Nonetheless, the group’s long-serving manager and arranger John Myles makes this album a success. He wrote all the songs on side one, and arranged everything on side two. Like Duke Ellington, he could match the group’s material to the individual strengths of the performers. So he turns a song like the opener “I Can Dream” into a magnificent vehicle for Louis Johnson’s vocals, cradling the nostalgic lyrics in a loping beat perfect for Johnson’s sing/speak crooning. Setting the pattern for the group’s next few albums, there is a mix of up-tempo numbers like “What Ya Gonna Do” and mellower fare, giving time to all the facets of Johnson’s vocal abilities.

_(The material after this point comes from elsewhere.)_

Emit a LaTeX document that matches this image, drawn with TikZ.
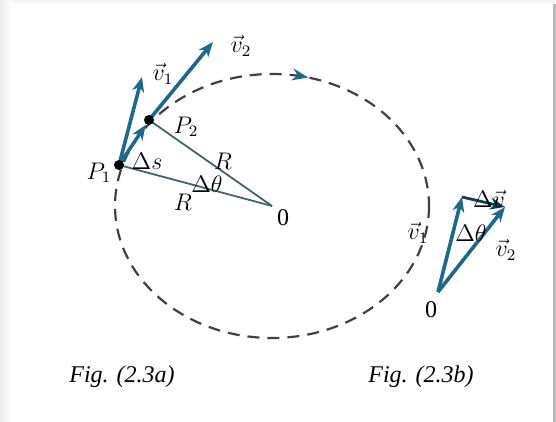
\documentclass[tikz,border=0pt]{standalone}
\usepackage{fontspec}
\setmainfont{Liberation Serif}
\usetikzlibrary{arrows.meta,calc,decorations.markings}
\definecolor{vblue}{RGB}{30,104,140}
\definecolor{slate}{RGB}{70,98,108}

\begin{document}
\begin{tikzpicture}[x=0.5pt,y=-0.5pt,>={Stealth[length=7.5pt,width=6pt]},
 vec/.style={->,vblue,line width=1.8pt},
 rad/.style={slate,line width=0.9pt},
 dot/.style={circle,fill=black,inner sep=0pt,minimum size=5pt},
 lab/.style={inner sep=1pt,font=\large},
 figcap/.style={font=\large\itshape}]
\useasboundingbox (0,0) rectangle (556,422);
% page edge
\shade[left color=gray!15,right color=white] (0,0) rectangle (12,422);
\fill[gray!8] (12,0) rectangle (556,3);
\fill[gray!55] (553,4) rectangle (556,422);
% Fig. (2.3a): path and radii
\coordinate (O) at (272,206);
\coordinate (P1) at (119,165);
\coordinate (P2) at (149,120);
\coordinate (v1) at (142,77);
\coordinate (v2) at (213,42);
\draw[black!75,line width=1.1pt,dash pattern=on 6pt off 4pt,postaction={decorate},
 decoration={markings,mark=at position 0.79 with {\arrow[vblue,solid]{Stealth[length=8pt,width=6pt]}}}]
 (O) ellipse [x radius=157,y radius=132];
\draw[rad] (P1)--(O);
\draw[rad] (P2)--(O);
\draw[vec] (P1)--(v1);
\draw[vec,shorten >=3pt] (P1)--(P2);
\draw[vec] (P2)--(v2);
\node[dot] (p1dot) at (P1) {};
\node[dot] (p2dot) at (P2) {};
\node[lab] (lv1) at (163,74) {$\vec{v}_1$};
\node[lab] (lv2) at (241,46) {$\vec{v}_2$};
\node[lab] (lp1) at (99,173) {$P_1$};
\node[lab] (lp2) at (186,127) {$P_2$};
\node[lab] (lds) at (147,161) {$\Delta s$};
\node[lab] (lr1) at (223,161) {$R$};
\node[lab] (ldt) at (207,184) {$\Delta\theta$};
\node[lab] (lr2) at (183,202) {$R$};
\node[lab] (lo) at (283,218) {0};
% Fig. (2.3b): velocity triangle
\coordinate (Ob) at (438,292);
\coordinate (b1) at (462,197);
\coordinate (b2) at (505,207);
\draw[vec] (Ob)--(b1);
\draw[vec] (Ob)--(b2);
\draw[->,vblue!60!black,line width=1.4pt] (b1)--(b2);
\node[lab] (lob) at (431,310) {0};
\node[lab] (lbv1) at (418,233) {$\vec{v}_1$};
\node[lab] (lbdt) at (471,233) {$\Delta\theta$};
\node[lab] (lbv2) at (506,250) {$\vec{v}_2$};
\node[lab] (lbdv) at (489,199) {$\Delta\vec{v}$};
% captions
\node[figcap] (capa) at (122,377) {Fig. (2.3a)};
\node[figcap] (capb) at (421,377) {Fig. (2.3b)};
\end{tikzpicture}
\end{document}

In the final analysis, It’s a Miracle is among the group’s best albums for HOB Records. It’s not quite as good as Great Camp Meeting or even Walk With Me Lord, but is very comparable to Only Believe. This might not match the very best of the group’s recordings, but it’s among their most successful and even-handed album-length statements conceived in a rock/soul style.
As an aside, by my count this was The Swan Silvertones’ ninth or tenth full-length album, but the first to feature a photograph of the band on the album jacket. The only other photos of the group members were compilations that tended to recycle two promotional photos from the 1950s (sometimes even slapped on recordings made by completely different lineups than pictured).
[This album was, confusingly, reissued on CD in its entirety, with song titles changed and two bonus tracks added, as The Very Best of The Swan Silvertones: Do You Believe, though the CD reissue seems to have remixed or remastered the sound in such a way that the original vinyl sounds quite different.]